Return every line below as is, leaving out the pictures.

** Start Exercise material **

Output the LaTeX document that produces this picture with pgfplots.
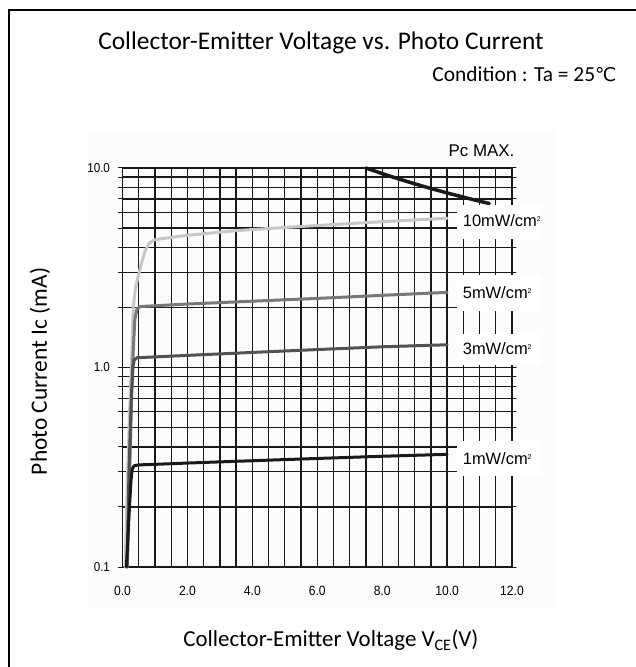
\documentclass[border=0pt]{standalone}
\usepackage{pgfplots}
\pgfplotsset{compat=1.18}
\usepackage{fontspec}
\setmainfont{Carlito}
\newfontfamily\narrow[FakeStretch=0.9]{Liberation Sans}
\newfontfamily\lab{Liberation Sans}
\newfontfamily\dejavu{DejaVu Sans}
\definecolor{cten}{gray}{0.78}
\definecolor{cfive}{gray}{0.47}
\definecolor{cthree}{gray}{0.32}
\definecolor{cone}{gray}{0.10}
\definecolor{gridc}{gray}{0.10}
\newcommand{\sq}{{\fontsize{7}{7}\selectfont\raisebox{1.3ex}{2}}}
\begin{document}
\begin{tikzpicture}
\useasboundingbox (0,0) rectangle (636bp,667bp);
\fill[gray!2.5] (87bp,59bp) rectangle (555bp,537bp);
\draw[line width=2bp,black] (9bp,0bp) -- (9bp,657bp) -- (636bp,657bp);
\node[anchor=center,font=\fontsize{25.5}{25.5}\selectfont] at (321bp,624bp) {Collector-Emitter Voltage vs. Photo Current};
\node[anchor=east,font=\fontsize{21.5}{21.5}\selectfont] at (620bp,593bp) {Condition : Ta = 25{\dejavu\fontsize{19}{19}\selectfont ℃}};
\begin{axis}[
  at={(122.5bp,100bp)}, anchor=south west,
  scale only axis, width=389.5bp, height=399bp,
  xmin=0, xmax=12, ymode=log, ymin=0.1, ymax=10,
  xtick={0,2,4,6,8,10,12},
  xticklabels={0.0,2.0,4.0,6.0,8.0,10.0,12.0},
  minor x tick num=3,
  ytick={0.1,1,10}, yticklabels={0.1,1.0,10.0},
  grid=both,
  major grid style={gridc, line width=1.3bp},
  minor grid style={gridc, line width=1.3bp},
  axis line style={gridc, line width=1.3bp},
  tick align=outside,
  major tick length=4bp, minor tick length=4bp,
  every tick/.style={gridc, line width=1bp},
  xtick style={draw=none},
  minor x tick style={draw=none},
  xticklabel style={font=\narrow\fontsize{13.5}{13.5}\selectfont, yshift=-12bp},
  yticklabel style={font=\narrow\fontsize{13}{13}\selectfont, xshift=-5bp},
  xlabel={Collector-Emitter Voltage V\textsubscript{CE}(V)},
  xlabel style={at={(axis description cs:0.535,-0.183)}, anchor=center, font=\fontsize{23}{23}\selectfont},
  ylabel={Photo Current Ic (mA)},
  ylabel style={at={(axis description cs:-0.212,0.49)}, anchor=center, font=\fontsize{23.5}{23.5}\selectfont},
  clip=false,
  line join=round, line cap=round,
]
\addplot[cten, line width=3bp] coordinates {(0.08,0.1)(0.16,0.3)(0.22,0.6)(0.28,1.1)(0.33,2.0)(0.40,2.5)(0.48,2.85)(0.6,3.4)(0.7,3.85)(0.8,4.15)(0.95,4.35)(1.2,4.42)(2.0,4.6)(3.6,4.87)(6,5.15)(8,5.38)(10,5.6)};
\addplot[cfive, line width=3bp] coordinates {(0.15,0.1)(0.22,0.3)(0.28,0.7)(0.33,1.2)(0.38,1.75)(0.45,1.97)(0.55,2.02)(1,2.04)(2,2.08)(4,2.15)(6,2.22)(8,2.3)(10,2.38)};
\addplot[cthree, line width=3bp] coordinates {(0.14,0.1)(0.2,0.3)(0.27,0.7)(0.32,1.0)(0.36,1.09)(0.45,1.12)(1,1.13)(2,1.15)(4,1.19)(6,1.23)(8,1.27)(10,1.30)};
\addplot[cone, line width=3bp] coordinates {(0.12,0.1)(0.2,0.18)(0.26,0.27)(0.3,0.31)(0.36,0.322)(0.5,0.325)(1,0.327)(2,0.332)(4,0.341)(6,0.35)(8,0.359)(10,0.367)};
\addplot[cone, line width=3.5bp] coordinates {(7.5,10)(8,9.375)(8.5,8.824)(9,8.333)(9.5,7.895)(10,7.5)(10.5,7.143)(11,6.818)(11.3,6.64)};
\fill[white] (axis cs:10.3,4.43) rectangle (axis cs:12.9,6.55);
\fill[white] (axis cs:10.3,1.93) rectangle (axis cs:12.9,2.9);
\fill[white] (axis cs:10.3,1.03) rectangle (axis cs:12.9,1.48);
\fill[white] (axis cs:10.3,0.285) rectangle (axis cs:12.9,0.43);
\node[anchor=west, inner sep=0pt, font=\lab\fontsize{16.5}{16.5}\selectfont] at (axis cs:10.48,5.46) {10mW/cm\sq};
\node[anchor=west, inner sep=0pt, font=\lab\fontsize{16.5}{16.5}\selectfont] at (axis cs:10.48,2.38) {5mW/cm\sq};
\node[anchor=west, inner sep=0pt, font=\lab\fontsize{16.5}{16.5}\selectfont] at (axis cs:10.48,1.245) {3mW/cm\sq};
\node[anchor=west, inner sep=0pt, font=\lab\fontsize{16.5}{16.5}\selectfont] at (axis cs:10.48,0.35) {1mW/cm\sq};
\node[anchor=center, font=\lab\fontsize{17}{17}\selectfont] at (axis cs:11.06,12.2) {Pc MAX.};
\end{axis}
\end{tikzpicture}
\end{document}
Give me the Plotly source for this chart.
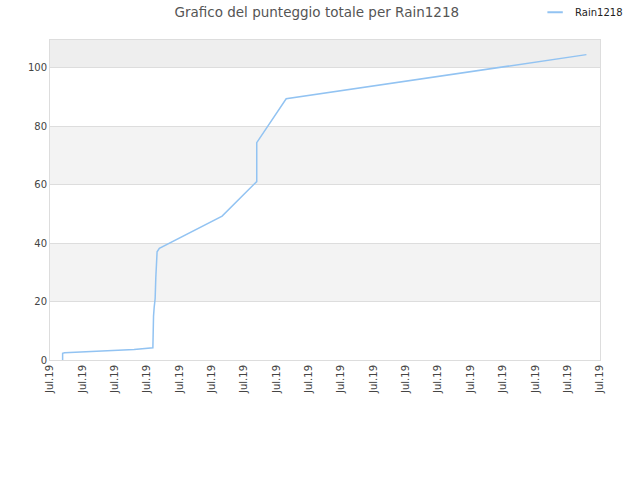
import plotly.graph_objects as go

# position along the time axis (tick units) and total score
x_pos = [0.39, 0.39, 0.45, 1.6, 2.6, 3.18, 3.18, 3.20, 3.22, 3.25, 3.27, 3.29, 3.31, 3.38,
         5.32, 6.39, 6.39, 7.30, 16.58]
score = [0.0, 2.3, 2.5, 3.0, 3.6, 4.2, 12.0, 15.0, 18.0, 21.0, 28.0, 32.0, 37.0, 38.2,
         49.2, 61.0, 74.3, 89.3, 104.4]
tick_pos = list(range(18))
tick_text = ["Jul.19"] * 18
line_col = "#92c3f2"

fig = go.Figure()
fig.add_trace(go.Scatter(x=x_pos, y=score, mode="lines", name="Rain1218",
                         line=dict(color=line_col, width=1.5), showlegend=False))
# legend entry with a short dash like the original
fig.add_trace(go.Scatter(x=[None], y=[None], mode="markers", name="Rain1218",
                         marker=dict(symbol="line-ew", size=11, line=dict(color=line_col, width=2))))

# alternating bands
for lo, hi, col in [(20, 40, "#f3f3f3"), (60, 80, "#f3f3f3"), (100, 109.4, "#eeeeee")]:
    fig.add_shape(type="rect", xref="paper", x0=0, x1=1, y0=lo, y1=hi,
                  fillcolor=col, line_width=0, layer="below")

fig.update_layout(
    width=640, height=480,
    margin=dict(l=50, r=40, t=40, b=120, autoexpand=False),
    paper_bgcolor="white", plot_bgcolor="white",
    font=dict(family="DejaVu Sans", size=10, color="#444"),
    title=dict(text="Grafico del punteggio totale per Rain1218", x=0.495, xanchor="center",
               y=0.974, yanchor="middle", font=dict(size=13.5, color="#555")),
    showlegend=True,
    legend=dict(x=0.882, y=1.087, xanchor="left", yanchor="middle", bgcolor="rgba(0,0,0,0)",
                font=dict(size=10, color="#222")),
)
fig.update_xaxes(range=[0, 17], tickvals=tick_pos, ticktext=tick_text, tickangle=-90,
                 showgrid=False, zeroline=False, showline=True, linecolor="#dddddd",
                 mirror=True, ticks="", tickfont=dict(size=10, color="#444"))
fig.update_yaxes(range=[0, 109.4], tickvals=[0, 20, 40, 60, 80, 100], showgrid=True,
                 gridcolor="#dddddd", zeroline=False, showline=True, linecolor="#dddddd",
                 mirror=True, ticks="", tickfont=dict(size=10, color="#444"))

fig.write_html("out.html", config={"displayModeBar": False},
               post_script="document.body.style.margin='0px';")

** End Exercise material **

** Problem solution **
Output the LaTeX document that produces this picture with pgfplots.
\documentclass[border=0pt]{standalone}
\usepackage{pgfplots}
\pgfplotsset{compat=1.18}
\usepackage{fontspec}
\setmainfont{Carlito}
\newfontfamily\narrow[FakeStretch=0.9]{Liberation Sans}
\newfontfamily\lab{Liberation Sans}
\newfontfamily\dejavu{DejaVu Sans}
\definecolor{cten}{gray}{0.78}
\definecolor{cfive}{gray}{0.47}
\definecolor{cthree}{gray}{0.32}
\definecolor{cone}{gray}{0.10}
\definecolor{gridc}{gray}{0.10}
\newcommand{\sq}{{\fontsize{7}{7}\selectfont\raisebox{1.3ex}{2}}}
\begin{document}
\begin{tikzpicture}
\useasboundingbox (0,0) rectangle (636bp,667bp);
\fill[gray!2.5] (87bp,59bp) rectangle (555bp,537bp);
\draw[line width=2bp,black] (9bp,0bp) -- (9bp,657bp) -- (636bp,657bp);
\node[anchor=center,font=\fontsize{25.5}{25.5}\selectfont] at (321bp,624bp) {Collector-Emitter Voltage vs. Photo Current};
\node[anchor=east,font=\fontsize{21.5}{21.5}\selectfont] at (620bp,593bp) {Condition : Ta = 25{\dejavu\fontsize{19}{19}\selectfont ℃}};
\begin{axis}[
  at={(122.5bp,100bp)}, anchor=south west,
  scale only axis, width=389.5bp, height=399bp,
  xmin=0, xmax=12, ymode=log, ymin=0.1, ymax=10,
  xtick={0,2,4,6,8,10,12},
  xticklabels={0.0,2.0,4.0,6.0,8.0,10.0,12.0},
  minor x tick num=3,
  ytick={0.1,1,10}, yticklabels={0.1,1.0,10.0},
  grid=both,
  major grid style={gridc, line width=1.3bp},
  minor grid style={gridc, line width=1.3bp},
  axis line style={gridc, line width=1.3bp},
  tick align=outside,
  major tick length=4bp, minor tick length=4bp,
  every tick/.style={gridc, line width=1bp},
  xtick style={draw=none},
  minor x tick style={draw=none},
  xticklabel style={font=\narrow\fontsize{13.5}{13.5}\selectfont, yshift=-12bp},
  yticklabel style={font=\narrow\fontsize{13}{13}\selectfont, xshift=-5bp},
  xlabel={Collector-Emitter Voltage V\textsubscript{CE}(V)},
  xlabel style={at={(axis description cs:0.535,-0.183)}, anchor=center, font=\fontsize{23}{23}\selectfont},
  ylabel={Photo Current Ic (mA)},
  ylabel style={at={(axis description cs:-0.212,0.49)}, anchor=center, font=\fontsize{23.5}{23.5}\selectfont},
  clip=false,
  line join=round, line cap=round,
]
\addplot[cten, line width=3bp] coordinates {(0.08,0.1)(0.16,0.3)(0.22,0.6)(0.28,1.1)(0.33,2.0)(0.40,2.5)(0.48,2.85)(0.6,3.4)(0.7,3.85)(0.8,4.15)(0.95,4.35)(1.2,4.42)(2.0,4.6)(3.6,4.87)(6,5.15)(8,5.38)(10,5.6)};
\addplot[cfive, line width=3bp] coordinates {(0.15,0.1)(0.22,0.3)(0.28,0.7)(0.33,1.2)(0.38,1.75)(0.45,1.97)(0.55,2.02)(1,2.04)(2,2.08)(4,2.15)(6,2.22)(8,2.3)(10,2.38)};
\addplot[cthree, line width=3bp] coordinates {(0.14,0.1)(0.2,0.3)(0.27,0.7)(0.32,1.0)(0.36,1.09)(0.45,1.12)(1,1.13)(2,1.15)(4,1.19)(6,1.23)(8,1.27)(10,1.30)};
\addplot[cone, line width=3bp] coordinates {(0.12,0.1)(0.2,0.18)(0.26,0.27)(0.3,0.31)(0.36,0.322)(0.5,0.325)(1,0.327)(2,0.332)(4,0.341)(6,0.35)(8,0.359)(10,0.367)};
\addplot[cone, line width=3.5bp] coordinates {(7.5,10)(8,9.375)(8.5,8.824)(9,8.333)(9.5,7.895)(10,7.5)(10.5,7.143)(11,6.818)(11.3,6.64)};
\fill[white] (axis cs:10.3,4.43) rectangle (axis cs:12.9,6.55);
\fill[white] (axis cs:10.3,1.93) rectangle (axis cs:12.9,2.9);
\fill[white] (axis cs:10.3,1.03) rectangle (axis cs:12.9,1.48);
\fill[white] (axis cs:10.3,0.285) rectangle (axis cs:12.9,0.43);
\node[anchor=west, inner sep=0pt, font=\lab\fontsize{16.5}{16.5}\selectfont] at (axis cs:10.48,5.46) {10mW/cm\sq};
\node[anchor=west, inner sep=0pt, font=\lab\fontsize{16.5}{16.5}\selectfont] at (axis cs:10.48,2.38) {5mW/cm\sq};
\node[anchor=west, inner sep=0pt, font=\lab\fontsize{16.5}{16.5}\selectfont] at (axis cs:10.48,1.245) {3mW/cm\sq};
\node[anchor=west, inner sep=0pt, font=\lab\fontsize{16.5}{16.5}\selectfont] at (axis cs:10.48,0.35) {1mW/cm\sq};
\node[anchor=center, font=\lab\fontsize{17}{17}\selectfont] at (axis cs:11.06,12.2) {Pc MAX.};
\end{axis}
\end{tikzpicture}
\end{document}
Give me the Plotly source for this chart.
import plotly.graph_objects as go

# position along the time axis (tick units) and total score
x_pos = [0.39, 0.39, 0.45, 1.6, 2.6, 3.18, 3.18, 3.20, 3.22, 3.25, 3.27, 3.29, 3.31, 3.38,
         5.32, 6.39, 6.39, 7.30, 16.58]
score = [0.0, 2.3, 2.5, 3.0, 3.6, 4.2, 12.0, 15.0, 18.0, 21.0, 28.0, 32.0, 37.0, 38.2,
         49.2, 61.0, 74.3, 89.3, 104.4]
tick_pos = list(range(18))
tick_text = ["Jul.19"] * 18
line_col = "#92c3f2"

fig = go.Figure()
fig.add_trace(go.Scatter(x=x_pos, y=score, mode="lines", name="Rain1218",
                         line=dict(color=line_col, width=1.5), showlegend=False))
# legend entry with a short dash like the original
fig.add_trace(go.Scatter(x=[None], y=[None], mode="markers", name="Rain1218",
                         marker=dict(symbol="line-ew", size=11, line=dict(color=line_col, width=2))))

# alternating bands
for lo, hi, col in [(20, 40, "#f3f3f3"), (60, 80, "#f3f3f3"), (100, 109.4, "#eeeeee")]:
    fig.add_shape(type="rect", xref="paper", x0=0, x1=1, y0=lo, y1=hi,
                  fillcolor=col, line_width=0, layer="below")

fig.update_layout(
    width=640, height=480,
    margin=dict(l=50, r=40, t=40, b=120, autoexpand=False),
    paper_bgcolor="white", plot_bgcolor="white",
    font=dict(family="DejaVu Sans", size=10, color="#444"),
    title=dict(text="Grafico del punteggio totale per Rain1218", x=0.495, xanchor="center",
               y=0.974, yanchor="middle", font=dict(size=13.5, color="#555")),
    showlegend=True,
    legend=dict(x=0.882, y=1.087, xanchor="left", yanchor="middle", bgcolor="rgba(0,0,0,0)",
                font=dict(size=10, color="#222")),
)
fig.update_xaxes(range=[0, 17], tickvals=tick_pos, ticktext=tick_text, tickangle=-90,
                 showgrid=False, zeroline=False, showline=True, linecolor="#dddddd",
                 mirror=True, ticks="", tickfont=dict(size=10, color="#444"))
fig.update_yaxes(range=[0, 109.4], tickvals=[0, 20, 40, 60, 80, 100], showgrid=True,
                 gridcolor="#dddddd", zeroline=False, showline=True, linecolor="#dddddd",
                 mirror=True, ticks="", tickfont=dict(size=10, color="#444"))

fig.write_html("out.html", config={"displayModeBar": False},
               post_script="document.body.style.margin='0px';")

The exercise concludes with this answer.